**Records with drawing code**
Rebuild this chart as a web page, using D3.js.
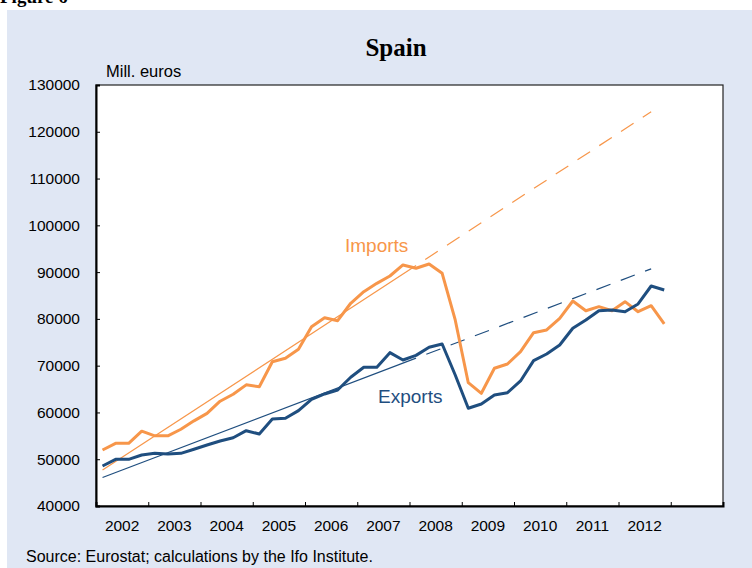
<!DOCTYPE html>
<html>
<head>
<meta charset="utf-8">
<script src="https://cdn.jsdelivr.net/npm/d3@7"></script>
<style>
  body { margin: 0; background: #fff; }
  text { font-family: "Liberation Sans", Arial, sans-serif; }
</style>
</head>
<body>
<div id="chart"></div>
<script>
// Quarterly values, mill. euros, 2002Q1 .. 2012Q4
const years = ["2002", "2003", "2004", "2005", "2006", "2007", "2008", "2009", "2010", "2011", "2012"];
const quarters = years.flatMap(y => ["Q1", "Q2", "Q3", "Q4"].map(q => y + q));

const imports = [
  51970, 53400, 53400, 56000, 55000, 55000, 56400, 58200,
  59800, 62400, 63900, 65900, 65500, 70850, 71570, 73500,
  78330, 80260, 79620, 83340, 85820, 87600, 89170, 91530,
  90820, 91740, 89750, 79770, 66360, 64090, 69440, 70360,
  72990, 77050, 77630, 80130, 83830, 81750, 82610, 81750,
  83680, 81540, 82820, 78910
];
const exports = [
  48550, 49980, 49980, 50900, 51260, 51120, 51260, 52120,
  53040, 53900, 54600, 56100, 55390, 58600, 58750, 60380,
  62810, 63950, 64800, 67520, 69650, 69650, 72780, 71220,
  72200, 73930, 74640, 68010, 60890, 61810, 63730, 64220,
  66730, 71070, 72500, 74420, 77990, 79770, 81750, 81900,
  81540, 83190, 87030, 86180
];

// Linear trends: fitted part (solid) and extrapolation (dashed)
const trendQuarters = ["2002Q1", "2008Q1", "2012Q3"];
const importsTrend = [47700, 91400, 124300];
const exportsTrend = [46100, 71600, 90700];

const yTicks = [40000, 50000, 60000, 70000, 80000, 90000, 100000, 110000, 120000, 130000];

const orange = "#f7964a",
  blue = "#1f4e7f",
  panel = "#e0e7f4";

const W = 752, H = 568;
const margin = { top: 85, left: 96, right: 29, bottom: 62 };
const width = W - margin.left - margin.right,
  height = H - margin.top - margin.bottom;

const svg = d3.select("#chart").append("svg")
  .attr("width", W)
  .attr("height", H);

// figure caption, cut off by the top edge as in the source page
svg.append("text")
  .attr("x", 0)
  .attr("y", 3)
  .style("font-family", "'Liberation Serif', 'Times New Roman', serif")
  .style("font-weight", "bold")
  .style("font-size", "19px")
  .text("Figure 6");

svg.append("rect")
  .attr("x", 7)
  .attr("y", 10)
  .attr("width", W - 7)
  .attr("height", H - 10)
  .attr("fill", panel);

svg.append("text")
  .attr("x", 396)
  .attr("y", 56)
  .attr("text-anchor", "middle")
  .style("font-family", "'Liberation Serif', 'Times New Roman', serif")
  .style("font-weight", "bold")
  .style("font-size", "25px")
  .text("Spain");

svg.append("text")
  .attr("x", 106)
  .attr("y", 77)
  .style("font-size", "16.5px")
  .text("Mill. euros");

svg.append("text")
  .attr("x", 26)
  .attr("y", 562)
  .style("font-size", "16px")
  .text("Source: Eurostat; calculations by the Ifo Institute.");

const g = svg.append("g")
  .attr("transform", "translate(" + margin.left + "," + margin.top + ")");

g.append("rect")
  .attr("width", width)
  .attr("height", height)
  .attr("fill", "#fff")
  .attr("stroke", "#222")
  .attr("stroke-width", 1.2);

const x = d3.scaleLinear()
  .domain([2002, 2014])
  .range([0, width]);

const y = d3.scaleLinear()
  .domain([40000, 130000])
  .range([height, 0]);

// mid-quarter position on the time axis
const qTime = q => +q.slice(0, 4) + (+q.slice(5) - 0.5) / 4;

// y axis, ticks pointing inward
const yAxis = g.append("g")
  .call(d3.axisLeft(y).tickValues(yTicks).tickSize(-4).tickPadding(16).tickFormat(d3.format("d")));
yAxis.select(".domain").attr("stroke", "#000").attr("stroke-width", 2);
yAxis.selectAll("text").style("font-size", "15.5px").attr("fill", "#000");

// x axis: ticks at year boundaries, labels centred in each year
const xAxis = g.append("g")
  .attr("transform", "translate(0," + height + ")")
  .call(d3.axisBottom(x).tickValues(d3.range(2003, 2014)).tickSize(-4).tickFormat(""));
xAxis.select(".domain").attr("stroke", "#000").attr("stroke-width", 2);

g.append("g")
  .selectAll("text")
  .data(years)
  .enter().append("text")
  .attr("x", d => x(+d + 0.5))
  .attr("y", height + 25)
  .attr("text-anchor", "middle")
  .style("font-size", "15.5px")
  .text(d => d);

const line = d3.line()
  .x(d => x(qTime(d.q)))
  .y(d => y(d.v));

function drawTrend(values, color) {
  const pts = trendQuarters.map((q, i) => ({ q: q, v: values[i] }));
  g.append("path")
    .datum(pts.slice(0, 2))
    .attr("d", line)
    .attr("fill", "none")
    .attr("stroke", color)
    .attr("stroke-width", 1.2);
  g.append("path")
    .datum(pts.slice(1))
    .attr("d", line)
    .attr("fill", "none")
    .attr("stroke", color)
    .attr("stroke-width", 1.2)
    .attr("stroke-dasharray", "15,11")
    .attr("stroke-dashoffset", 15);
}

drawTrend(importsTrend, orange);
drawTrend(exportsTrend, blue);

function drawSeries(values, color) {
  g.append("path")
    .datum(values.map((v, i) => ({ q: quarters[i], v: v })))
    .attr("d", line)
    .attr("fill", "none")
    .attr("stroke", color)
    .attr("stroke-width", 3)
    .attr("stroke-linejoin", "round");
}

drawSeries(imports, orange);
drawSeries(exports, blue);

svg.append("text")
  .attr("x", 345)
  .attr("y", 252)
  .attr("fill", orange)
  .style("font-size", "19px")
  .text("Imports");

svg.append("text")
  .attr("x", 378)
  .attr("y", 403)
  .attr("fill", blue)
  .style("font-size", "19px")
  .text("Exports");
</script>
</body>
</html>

...

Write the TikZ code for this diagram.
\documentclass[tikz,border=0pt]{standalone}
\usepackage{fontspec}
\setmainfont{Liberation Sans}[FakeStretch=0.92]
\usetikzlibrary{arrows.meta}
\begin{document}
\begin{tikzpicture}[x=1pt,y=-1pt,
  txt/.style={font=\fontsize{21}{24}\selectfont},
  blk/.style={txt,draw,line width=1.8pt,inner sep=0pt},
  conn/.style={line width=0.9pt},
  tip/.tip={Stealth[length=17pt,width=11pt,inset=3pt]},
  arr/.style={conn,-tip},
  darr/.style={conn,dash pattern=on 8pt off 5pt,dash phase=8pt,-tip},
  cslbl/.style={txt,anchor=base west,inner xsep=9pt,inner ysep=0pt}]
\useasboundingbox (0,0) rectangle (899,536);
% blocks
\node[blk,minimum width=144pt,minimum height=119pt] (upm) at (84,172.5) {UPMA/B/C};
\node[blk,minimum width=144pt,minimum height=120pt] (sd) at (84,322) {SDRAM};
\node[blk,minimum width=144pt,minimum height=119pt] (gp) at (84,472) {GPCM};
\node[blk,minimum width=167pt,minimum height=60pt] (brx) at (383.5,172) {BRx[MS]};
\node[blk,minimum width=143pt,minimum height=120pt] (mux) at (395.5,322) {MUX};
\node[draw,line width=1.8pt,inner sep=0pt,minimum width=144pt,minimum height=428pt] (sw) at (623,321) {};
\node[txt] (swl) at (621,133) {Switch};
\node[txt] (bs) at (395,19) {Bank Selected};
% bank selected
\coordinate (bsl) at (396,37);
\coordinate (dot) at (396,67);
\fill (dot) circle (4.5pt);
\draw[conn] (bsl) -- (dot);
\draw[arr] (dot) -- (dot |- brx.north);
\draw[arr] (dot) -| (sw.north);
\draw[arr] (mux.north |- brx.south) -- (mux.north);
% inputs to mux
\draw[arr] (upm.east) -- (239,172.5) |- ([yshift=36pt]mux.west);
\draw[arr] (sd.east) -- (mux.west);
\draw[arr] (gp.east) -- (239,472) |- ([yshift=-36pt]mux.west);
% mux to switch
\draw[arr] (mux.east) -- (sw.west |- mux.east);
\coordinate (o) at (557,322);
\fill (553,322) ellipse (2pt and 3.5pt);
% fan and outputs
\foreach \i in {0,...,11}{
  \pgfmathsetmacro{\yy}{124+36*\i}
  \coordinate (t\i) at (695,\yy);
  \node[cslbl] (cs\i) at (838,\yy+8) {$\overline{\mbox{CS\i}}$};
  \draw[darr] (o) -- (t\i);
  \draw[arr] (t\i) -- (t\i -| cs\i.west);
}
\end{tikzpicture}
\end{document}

---

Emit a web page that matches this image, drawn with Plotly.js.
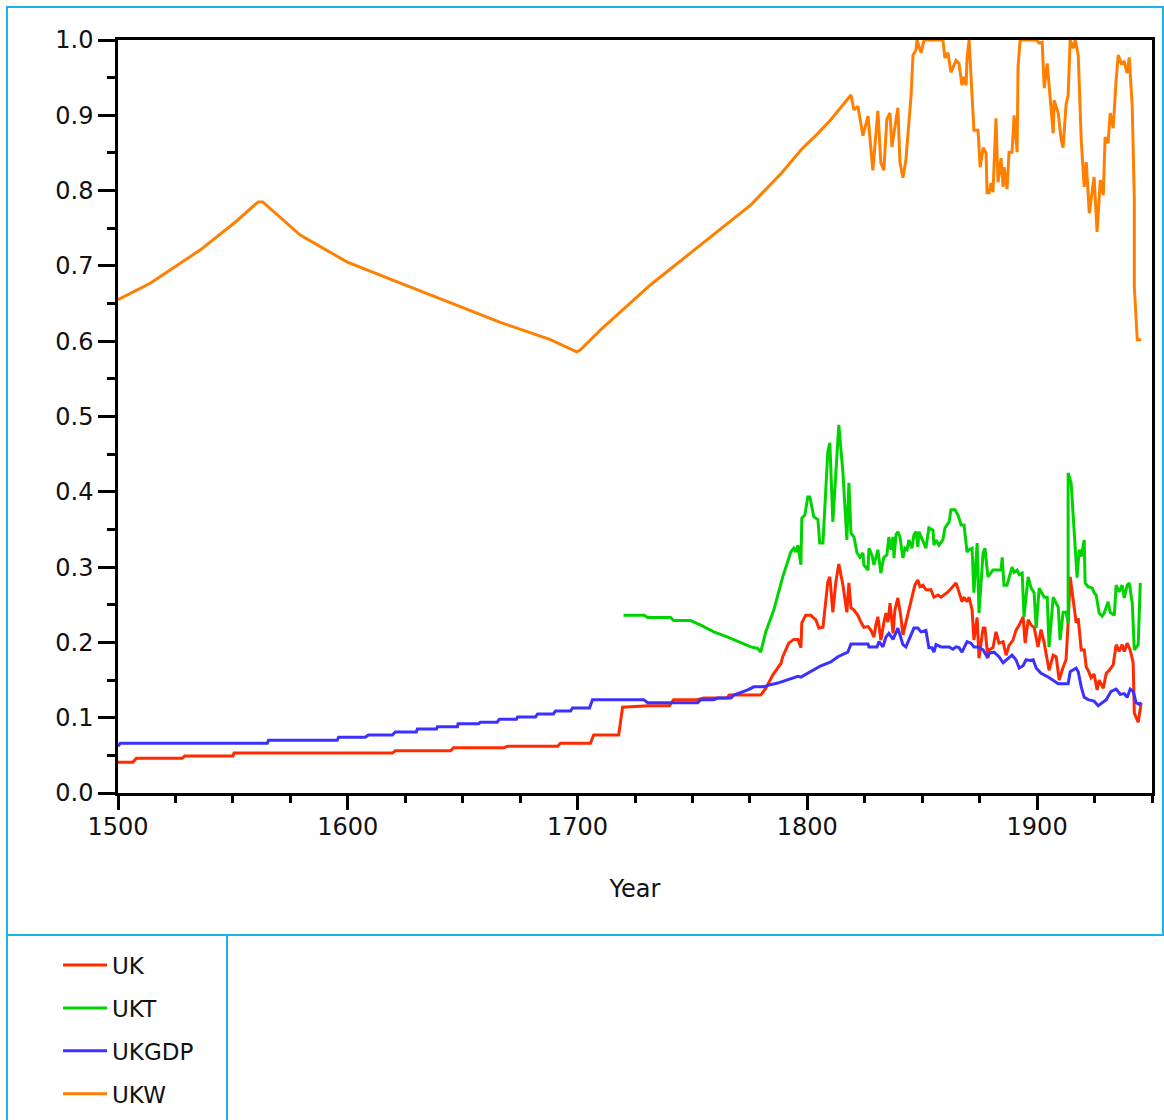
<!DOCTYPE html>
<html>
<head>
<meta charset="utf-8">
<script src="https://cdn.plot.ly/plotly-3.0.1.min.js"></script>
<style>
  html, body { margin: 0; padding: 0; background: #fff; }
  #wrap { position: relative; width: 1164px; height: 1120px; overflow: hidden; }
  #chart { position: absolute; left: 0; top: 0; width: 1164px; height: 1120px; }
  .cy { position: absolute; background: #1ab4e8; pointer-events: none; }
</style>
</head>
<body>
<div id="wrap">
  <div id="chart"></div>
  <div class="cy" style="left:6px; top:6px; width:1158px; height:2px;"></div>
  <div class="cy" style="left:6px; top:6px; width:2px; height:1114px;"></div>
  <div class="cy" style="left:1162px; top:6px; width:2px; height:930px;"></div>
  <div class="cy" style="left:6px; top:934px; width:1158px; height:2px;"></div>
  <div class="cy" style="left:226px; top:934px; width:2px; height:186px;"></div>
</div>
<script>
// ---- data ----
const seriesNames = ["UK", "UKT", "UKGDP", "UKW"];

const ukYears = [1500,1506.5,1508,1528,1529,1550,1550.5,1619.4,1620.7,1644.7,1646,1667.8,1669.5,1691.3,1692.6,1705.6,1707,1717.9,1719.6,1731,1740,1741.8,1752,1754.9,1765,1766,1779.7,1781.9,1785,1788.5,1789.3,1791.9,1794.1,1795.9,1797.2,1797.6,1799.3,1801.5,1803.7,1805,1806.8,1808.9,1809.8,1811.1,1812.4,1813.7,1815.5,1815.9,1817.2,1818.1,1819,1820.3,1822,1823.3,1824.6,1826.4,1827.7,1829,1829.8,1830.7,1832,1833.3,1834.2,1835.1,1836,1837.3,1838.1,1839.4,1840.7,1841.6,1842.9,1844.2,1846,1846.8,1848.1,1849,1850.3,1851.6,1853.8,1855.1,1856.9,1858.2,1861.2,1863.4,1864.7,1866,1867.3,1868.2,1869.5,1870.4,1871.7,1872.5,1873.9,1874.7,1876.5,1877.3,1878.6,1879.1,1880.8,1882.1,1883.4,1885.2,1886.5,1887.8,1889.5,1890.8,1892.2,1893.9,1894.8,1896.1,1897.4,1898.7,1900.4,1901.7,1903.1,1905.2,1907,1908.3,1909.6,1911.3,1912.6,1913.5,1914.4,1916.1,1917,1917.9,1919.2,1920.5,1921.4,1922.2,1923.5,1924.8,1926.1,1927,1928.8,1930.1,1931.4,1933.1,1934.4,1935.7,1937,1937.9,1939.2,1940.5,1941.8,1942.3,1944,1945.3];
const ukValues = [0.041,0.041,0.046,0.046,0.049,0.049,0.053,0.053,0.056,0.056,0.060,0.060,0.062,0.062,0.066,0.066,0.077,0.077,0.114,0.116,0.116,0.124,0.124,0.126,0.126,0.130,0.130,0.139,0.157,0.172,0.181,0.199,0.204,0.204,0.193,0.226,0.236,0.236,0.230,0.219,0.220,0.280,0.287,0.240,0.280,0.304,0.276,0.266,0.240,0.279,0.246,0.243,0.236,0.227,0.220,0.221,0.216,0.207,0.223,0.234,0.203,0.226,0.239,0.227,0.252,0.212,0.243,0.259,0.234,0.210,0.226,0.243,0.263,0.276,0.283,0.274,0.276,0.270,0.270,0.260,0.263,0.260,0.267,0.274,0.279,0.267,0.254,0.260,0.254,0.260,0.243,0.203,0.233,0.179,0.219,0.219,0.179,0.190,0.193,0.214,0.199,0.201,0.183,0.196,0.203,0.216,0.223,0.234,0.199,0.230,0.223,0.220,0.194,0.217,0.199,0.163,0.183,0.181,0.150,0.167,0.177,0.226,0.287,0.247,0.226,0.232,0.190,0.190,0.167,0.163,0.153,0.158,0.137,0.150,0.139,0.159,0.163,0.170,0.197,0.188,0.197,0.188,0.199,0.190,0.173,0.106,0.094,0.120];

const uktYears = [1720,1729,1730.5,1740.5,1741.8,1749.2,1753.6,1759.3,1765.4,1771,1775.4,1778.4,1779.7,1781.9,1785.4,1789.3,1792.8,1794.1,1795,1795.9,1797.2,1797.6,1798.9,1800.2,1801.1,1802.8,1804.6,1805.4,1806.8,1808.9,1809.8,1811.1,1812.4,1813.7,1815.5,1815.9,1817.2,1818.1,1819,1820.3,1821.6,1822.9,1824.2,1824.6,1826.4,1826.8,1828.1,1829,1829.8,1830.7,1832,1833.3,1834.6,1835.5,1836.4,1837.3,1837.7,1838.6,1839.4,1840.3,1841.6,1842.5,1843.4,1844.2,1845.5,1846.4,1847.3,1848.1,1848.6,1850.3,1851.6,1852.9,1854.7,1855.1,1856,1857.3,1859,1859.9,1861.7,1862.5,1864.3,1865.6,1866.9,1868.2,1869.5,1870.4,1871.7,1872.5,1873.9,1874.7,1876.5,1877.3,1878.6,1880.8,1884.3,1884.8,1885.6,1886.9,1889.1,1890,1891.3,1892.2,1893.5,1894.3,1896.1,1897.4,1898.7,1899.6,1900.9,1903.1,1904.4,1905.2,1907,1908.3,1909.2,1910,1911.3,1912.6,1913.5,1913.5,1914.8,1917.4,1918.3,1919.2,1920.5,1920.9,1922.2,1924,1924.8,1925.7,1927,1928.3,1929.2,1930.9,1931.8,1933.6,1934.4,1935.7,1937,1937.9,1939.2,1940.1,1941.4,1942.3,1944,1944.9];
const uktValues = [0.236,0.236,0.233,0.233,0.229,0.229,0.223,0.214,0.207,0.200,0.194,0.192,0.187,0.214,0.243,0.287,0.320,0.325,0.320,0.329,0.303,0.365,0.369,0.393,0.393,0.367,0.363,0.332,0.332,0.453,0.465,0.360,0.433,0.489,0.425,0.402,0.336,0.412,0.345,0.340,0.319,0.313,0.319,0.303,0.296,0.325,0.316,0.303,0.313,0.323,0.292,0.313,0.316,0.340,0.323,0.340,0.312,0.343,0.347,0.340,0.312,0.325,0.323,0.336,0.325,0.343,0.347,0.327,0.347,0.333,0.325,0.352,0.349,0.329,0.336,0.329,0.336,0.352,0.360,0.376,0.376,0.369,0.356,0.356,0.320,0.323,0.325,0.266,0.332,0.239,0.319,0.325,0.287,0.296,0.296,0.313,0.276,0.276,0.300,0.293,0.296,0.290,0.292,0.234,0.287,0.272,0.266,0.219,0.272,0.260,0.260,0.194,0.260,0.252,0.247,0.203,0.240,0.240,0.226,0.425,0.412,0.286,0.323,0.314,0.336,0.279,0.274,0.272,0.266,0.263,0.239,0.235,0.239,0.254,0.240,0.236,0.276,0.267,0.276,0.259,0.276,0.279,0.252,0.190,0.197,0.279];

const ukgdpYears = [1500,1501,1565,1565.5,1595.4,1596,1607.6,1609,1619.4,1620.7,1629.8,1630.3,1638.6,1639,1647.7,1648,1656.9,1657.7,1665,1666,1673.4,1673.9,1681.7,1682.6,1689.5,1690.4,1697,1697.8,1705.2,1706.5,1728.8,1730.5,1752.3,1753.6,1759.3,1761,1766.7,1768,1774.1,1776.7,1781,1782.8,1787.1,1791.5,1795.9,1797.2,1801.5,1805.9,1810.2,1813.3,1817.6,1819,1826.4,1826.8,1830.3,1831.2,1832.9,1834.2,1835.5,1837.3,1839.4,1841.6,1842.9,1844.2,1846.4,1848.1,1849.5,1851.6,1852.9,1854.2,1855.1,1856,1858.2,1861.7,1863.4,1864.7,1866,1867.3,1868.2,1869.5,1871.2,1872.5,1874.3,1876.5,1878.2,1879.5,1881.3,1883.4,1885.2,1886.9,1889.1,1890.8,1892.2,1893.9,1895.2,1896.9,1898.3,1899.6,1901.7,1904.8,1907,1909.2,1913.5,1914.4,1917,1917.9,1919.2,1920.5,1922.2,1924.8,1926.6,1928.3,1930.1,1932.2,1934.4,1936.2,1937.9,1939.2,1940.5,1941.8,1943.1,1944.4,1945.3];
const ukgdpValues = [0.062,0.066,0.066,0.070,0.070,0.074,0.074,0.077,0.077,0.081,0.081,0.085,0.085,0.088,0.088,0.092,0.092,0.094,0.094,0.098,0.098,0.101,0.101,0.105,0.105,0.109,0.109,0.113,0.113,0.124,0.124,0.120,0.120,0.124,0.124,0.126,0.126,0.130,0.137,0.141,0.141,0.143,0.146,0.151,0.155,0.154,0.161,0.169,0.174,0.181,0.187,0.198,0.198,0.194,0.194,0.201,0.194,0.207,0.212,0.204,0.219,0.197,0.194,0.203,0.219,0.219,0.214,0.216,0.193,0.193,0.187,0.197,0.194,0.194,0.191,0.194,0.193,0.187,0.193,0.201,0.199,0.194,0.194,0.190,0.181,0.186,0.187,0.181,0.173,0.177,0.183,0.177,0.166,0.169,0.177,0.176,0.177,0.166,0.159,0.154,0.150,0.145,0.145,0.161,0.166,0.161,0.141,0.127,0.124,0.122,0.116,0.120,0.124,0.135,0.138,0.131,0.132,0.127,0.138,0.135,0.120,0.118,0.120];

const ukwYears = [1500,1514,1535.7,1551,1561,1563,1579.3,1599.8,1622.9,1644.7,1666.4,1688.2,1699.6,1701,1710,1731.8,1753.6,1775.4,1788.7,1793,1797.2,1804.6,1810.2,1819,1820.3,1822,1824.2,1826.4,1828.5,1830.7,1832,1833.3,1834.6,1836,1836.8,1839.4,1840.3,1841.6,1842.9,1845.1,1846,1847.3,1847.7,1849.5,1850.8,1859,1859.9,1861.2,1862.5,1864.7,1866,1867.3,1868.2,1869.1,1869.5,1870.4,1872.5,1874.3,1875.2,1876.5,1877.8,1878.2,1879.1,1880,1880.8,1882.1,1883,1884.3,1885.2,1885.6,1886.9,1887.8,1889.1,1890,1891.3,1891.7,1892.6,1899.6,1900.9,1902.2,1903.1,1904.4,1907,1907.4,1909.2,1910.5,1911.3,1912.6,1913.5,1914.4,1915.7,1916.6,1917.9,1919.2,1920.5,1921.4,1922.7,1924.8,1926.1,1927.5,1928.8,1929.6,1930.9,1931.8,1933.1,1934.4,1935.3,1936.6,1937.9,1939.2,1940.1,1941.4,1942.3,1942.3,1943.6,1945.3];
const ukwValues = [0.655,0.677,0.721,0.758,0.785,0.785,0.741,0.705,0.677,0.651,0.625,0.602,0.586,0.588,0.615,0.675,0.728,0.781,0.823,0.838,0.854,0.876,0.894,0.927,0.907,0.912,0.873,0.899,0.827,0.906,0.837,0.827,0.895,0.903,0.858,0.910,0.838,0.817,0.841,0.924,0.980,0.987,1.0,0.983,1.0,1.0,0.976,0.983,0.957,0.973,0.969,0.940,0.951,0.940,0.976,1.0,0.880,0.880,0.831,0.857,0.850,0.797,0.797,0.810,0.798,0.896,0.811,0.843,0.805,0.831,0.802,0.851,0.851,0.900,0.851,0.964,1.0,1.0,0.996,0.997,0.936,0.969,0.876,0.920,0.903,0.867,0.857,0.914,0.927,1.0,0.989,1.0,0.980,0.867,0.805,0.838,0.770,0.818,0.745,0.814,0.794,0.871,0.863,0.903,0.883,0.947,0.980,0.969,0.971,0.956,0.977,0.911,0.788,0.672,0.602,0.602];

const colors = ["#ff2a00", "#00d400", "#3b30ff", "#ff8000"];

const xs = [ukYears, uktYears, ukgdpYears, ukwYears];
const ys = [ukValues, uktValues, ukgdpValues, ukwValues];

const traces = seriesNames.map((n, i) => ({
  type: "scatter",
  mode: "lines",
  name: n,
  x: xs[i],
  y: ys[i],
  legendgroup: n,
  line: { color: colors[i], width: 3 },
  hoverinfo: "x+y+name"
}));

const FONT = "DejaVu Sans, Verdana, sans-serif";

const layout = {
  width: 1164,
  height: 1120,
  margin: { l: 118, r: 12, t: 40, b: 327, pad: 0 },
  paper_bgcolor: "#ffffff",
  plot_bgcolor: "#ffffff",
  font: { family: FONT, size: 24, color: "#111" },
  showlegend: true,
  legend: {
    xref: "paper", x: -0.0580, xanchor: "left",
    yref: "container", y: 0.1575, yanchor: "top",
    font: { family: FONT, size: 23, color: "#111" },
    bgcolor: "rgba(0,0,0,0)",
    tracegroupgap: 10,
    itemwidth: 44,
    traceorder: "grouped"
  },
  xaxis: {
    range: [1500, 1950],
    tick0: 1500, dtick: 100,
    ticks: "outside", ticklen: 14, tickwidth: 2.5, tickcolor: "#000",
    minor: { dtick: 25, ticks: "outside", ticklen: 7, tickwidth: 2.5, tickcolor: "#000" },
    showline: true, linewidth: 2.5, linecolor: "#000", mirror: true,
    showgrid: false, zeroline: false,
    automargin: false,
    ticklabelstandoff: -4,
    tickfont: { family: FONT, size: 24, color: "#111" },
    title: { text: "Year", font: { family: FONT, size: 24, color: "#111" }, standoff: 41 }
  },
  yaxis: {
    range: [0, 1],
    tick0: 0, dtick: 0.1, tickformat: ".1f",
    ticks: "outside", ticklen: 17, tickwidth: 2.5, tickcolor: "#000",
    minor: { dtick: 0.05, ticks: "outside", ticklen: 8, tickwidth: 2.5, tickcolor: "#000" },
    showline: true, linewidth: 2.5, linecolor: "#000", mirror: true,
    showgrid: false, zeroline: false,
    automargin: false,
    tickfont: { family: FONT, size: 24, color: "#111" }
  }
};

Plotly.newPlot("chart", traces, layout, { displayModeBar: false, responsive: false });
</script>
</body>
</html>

**DESCRIPTION OF THE TASK**
Search the data above for the string "page" and copy each line that has it.

**RESULT FOR THIS TASK**
Rebuild this chart as a web page, using D3.js.
// figure caption, cut off by the top edge as in the source page
Emit a web page that matches this image, drawn with Plotly.js.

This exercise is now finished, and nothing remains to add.